In January this year, Dr Gabriel Ajedra Aridru, the Minister of State for Investment said the paralysed trade exchange between Uganda and South Sudan had cost Uganda Shs2.2trillion.
That was six months ago and the losses could have surged by three or more as the political uncertainity still looms.
In this situation, Kamugisha explains, “the banks have been slow to give loans to clients for land and housing investment in the last six months. They want to be sure of returns.”
Hasifah Kaaya, the sales and marketing manager Zion Estates, said their pricing was not much affected by the low demand.
“Land appreciates every second. We could not reduce the price because people were not buying,” Hasifah Kaaya, the sales and marketing manager Zion Estate said, adding, “In our yet to be launched satellite city at Matugga, a 50ft by 100ft plot was Shs2.5m in 2012 but we still sold it at shs4m this year”.
She added, “The period of February to April was tough with low demand but the pace has since picked up from April to June though we remain uncertain of the future.”
Generally, Anatoli Kamugisha the chief executive officer Akright Projects Ltd says, the cash flow among their potential clientele has been low, “you are aware that salaries of civil servants have been delayed for six months. All those things affect us. Now the budget has come with a heavy tax burden and that means another uncertain future.”
Speculation takes its toll
The demand for real estate, Kamugisha asserts, is determined by two things, “the demand for the property as a basic requirement (shelter) and the scramble for it, causing speculation. If there is less speculation, land value goes down and if there is more speculation like a road being constructed and amenities extended, the demand and price rise.” Again, in the last six months, not much positive speculation has fed into the industry, keeping the demand curve at its base.
Kamugisha expounds that about the time people await the Budget and when it is read, the forces of speculation are at play.
Now that the Shs14trillon 2014/15 budget has been read, and taxes are up on most essential commodities and services, with no incentive to support the industry, the prices are likely to go up but whether the demand too rises remains to be seen in the next six months.
From Kololo to Katanga, Masaka to Mukono, the rich and poor, Kaaya says the slow business witnessed in the first half of the year affected all areas and classes of people. “When the economy is doing badly, it affects everybody, even the rich who would ideally afford prime plots in and around the city are affected, it is a chain link and reaction,” she said.
Scandals rocked the sector too
Kaaya, reveals that a good fraction of the potential clientele still have doubts in the real estate companies’ transparency.
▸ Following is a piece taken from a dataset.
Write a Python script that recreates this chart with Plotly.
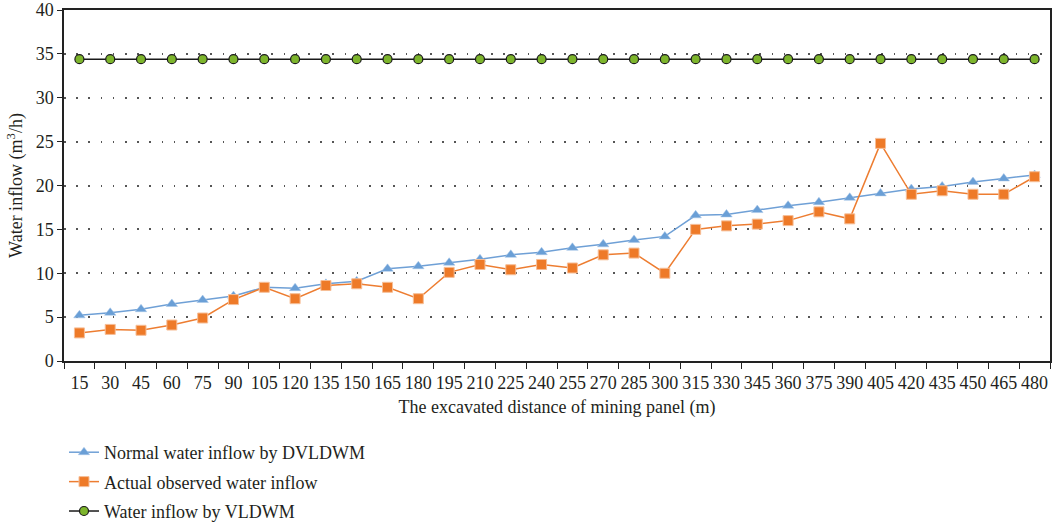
import plotly.graph_objects as go

distance = [15, 30, 45, 60, 75, 90, 105, 120, 135, 150, 165, 180, 195, 210, 225, 240,
            255, 270, 285, 300, 315, 330, 345, 360, 375, 390, 405, 420, 435, 450, 465, 480]
normal_dvldwm = [5.2, 5.5, 5.9, 6.5, 6.95, 7.4, 8.4, 8.3, 8.8, 9.1, 10.5, 10.8, 11.2, 11.6, 12.1, 12.4,
                 12.9, 13.3, 13.8, 14.2, 16.6, 16.7, 17.2, 17.7, 18.1, 18.6, 19.1, 19.6, 19.9, 20.4, 20.8, 21.2]
actual_observed = [3.2, 3.6, 3.5, 4.1, 4.9, 7.0, 8.4, 7.1, 8.6, 8.8, 8.4, 7.1, 10.1, 11.0, 10.4, 11.0,
                   10.6, 12.1, 12.3, 10.0, 15.0, 15.4, 15.6, 16.0, 17.0, 16.2, 24.8, 19.0, 19.4, 19.0, 19.0, 21.0]
vldwm = [34.4] * len(distance)

cats = [str(d) for d in distance]
FONT = "Liberation Serif"
FS = 18

fig = go.Figure()
fig.add_trace(go.Scatter(
    x=cats, y=normal_dvldwm, mode="lines+markers", name="Normal water inflow by DVLDWM",
    line=dict(color="#6FA0D6", width=1.5),
    marker=dict(symbol="triangle-up", size=10, color="#6A9FD6", line=dict(color="#A9C6E8", width=0.5)),
    legendgroup="a"))
fig.add_trace(go.Scatter(
    x=cats, y=actual_observed, mode="lines+markers", name="Actual observed water inflow",
    line=dict(color="#ED7D31", width=1.5),
    marker=dict(symbol="square", size=10, color="#EE7A28", line=dict(color="#F6BE97", width=1)),
    legendgroup="b"))
fig.add_trace(go.Scatter(
    x=cats, y=vldwm, mode="lines+markers", name="Water inflow by VLDWM",
    line=dict(color="#1a1a1a", width=1.5),
    marker=dict(symbol="circle", size=9, color="#7DB52C", line=dict(color="#1a1a1a", width=1.2)),
    legendgroup="c"))

fig.update_layout(
    width=1055, height=527,
    margin=dict(l=64, r=5, t=10, b=166, autoexpand=False),
    paper_bgcolor="white", plot_bgcolor="white",
    font=dict(family=FONT, size=FS, color="#231F20"),
    showlegend=True,
    legend=dict(x=0.0, y=-0.208, xanchor="left", yanchor="top", orientation="v",
                traceorder="grouped", tracegroupgap=3, font=dict(size=FS, family=FONT),
                bgcolor="rgba(0,0,0,0)"),
    xaxis=dict(
        type="category", range=[-0.5, len(cats) - 0.5], automargin=False,
        showline=True, linecolor="#222", linewidth=1.5, mirror=True,
        ticks="outside", tickson="boundaries", ticklen=6, tickcolor="#222",
        ticklabelstandoff=5,
        showgrid=False, tickangle=0, tickfont=dict(size=FS, family=FONT),
        title=dict(text="The excavated distance of mining panel (m)", font=dict(size=FS, family=FONT), standoff=8),
    ),
    yaxis=dict(
        range=[0, 40], dtick=5, automargin=False,
        showline=True, linecolor="#222", linewidth=1.5, mirror=True,
        ticks="outside", ticklen=5, tickcolor="#222",
        showgrid=True, gridcolor="#555", gridwidth=1.5, griddash="1.5px,10.7px",
        zeroline=False, tickfont=dict(size=FS, family=FONT),
        title=dict(text="Water inflow (m<sup>3</sup>/h)", font=dict(size=FS, family=FONT), standoff=8),
    ),
)

fig.write_html("out.html", config={"displayModeBar": False},
               post_script="document.body.style.margin='0';document.body.style.overflow='hidden';")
“Sometimes we pay for the dishonesty and fraud of those masquerading in the industry. Each scandal that comes up reduces the demand for land and houses from real estate companies but we are lucky the trust is coming back,” she said.
In February, Hosanna Real Estate was thrust in the eye of the storm when clients stormed their offices demanding to have their promised land titles only to realise that they were conned.
The Ministry of Lands was to later break gloomier news, denying possession of the titles as claimed by the company’s directors.
“One of the problems of these real estate companies in Uganda is that they buy big chunks of land and start selling it to clients before it is approved and surveyed by the physical planners. At the end, they use the ministry as a scapegoat,” Harrison Irumba, the principal Policy Analyst at Ministry of Lands, Housing and Urban Development, said.
Such incidents, almost a carryover of 2013 in which another local firm had more than 300 titles cancelled by the same ministry, Daniel Mukisa, a real estate dealer says, “have caused us to act with precaution before buying land from these real estate companies”.
Already, the country awaits with what the budget, with its myriad of taxes likely to squeeze the low and middle income earners harder has to offer. Add to that a raging civil war in the world’s youngest nation next door, an East African region walking the slippery and tight rope of terror threats, and a global economy yet to fully recover from the credit crunch.
That, experts assert, will have its own sting on the demand side for land and houses as a man struggling to survive in a tough economy is least likely to spend a chunk of say Shs40m on a house or land.
The real estate industry therefore finds itself in a rather tight corner. This, especially in a country where attention to the housing sector seems to elude the eyes of policy makers as reflected by infinitesimal allocation in the 2014/15 budget.
Kamugisha shares, “We cannot say now if the next six months will be okay or not. But ultimately, the only way government can reverse the situation is by working with us through private-public partnerships and giving incentives to the housing industry.”
No investor, he opines, “can come up with low cost housing unless he is partnering with government and of course banks, too, want a guaranteed demand before giving us loans. At that rate, we shall remain with slums.”
From the public reactions after the reading of the Budget and the delicate geo-politics in the country and region, one thing for sure is that the next six months and beyond are going to be a scorching economic journey for many.
Whether and how the real estate industry maneuvers through these murky waters remains an interesting spectacle only time can deliver.
LAND OFFICE SCANDAL
The row between Kampala Land Board and Kampala Capital City Authority reached its peak early this year, culminating into the closure of the office. In May, the solicitor general argued that after the formation of KCCA, Kampala is not a district under local government, but a city under the authority under central government; therefore, it cannot have a district land board and all public land falling under the jurisdiction of KCCA should be managed by the Uganda Land Commission. The ping pong between the different agencies, to which the real estate players were not party, naturally affected them. To add insult to injury, the ministry of lands and housing, continues to have its share of controversy. All these factors played on the negative for the sector.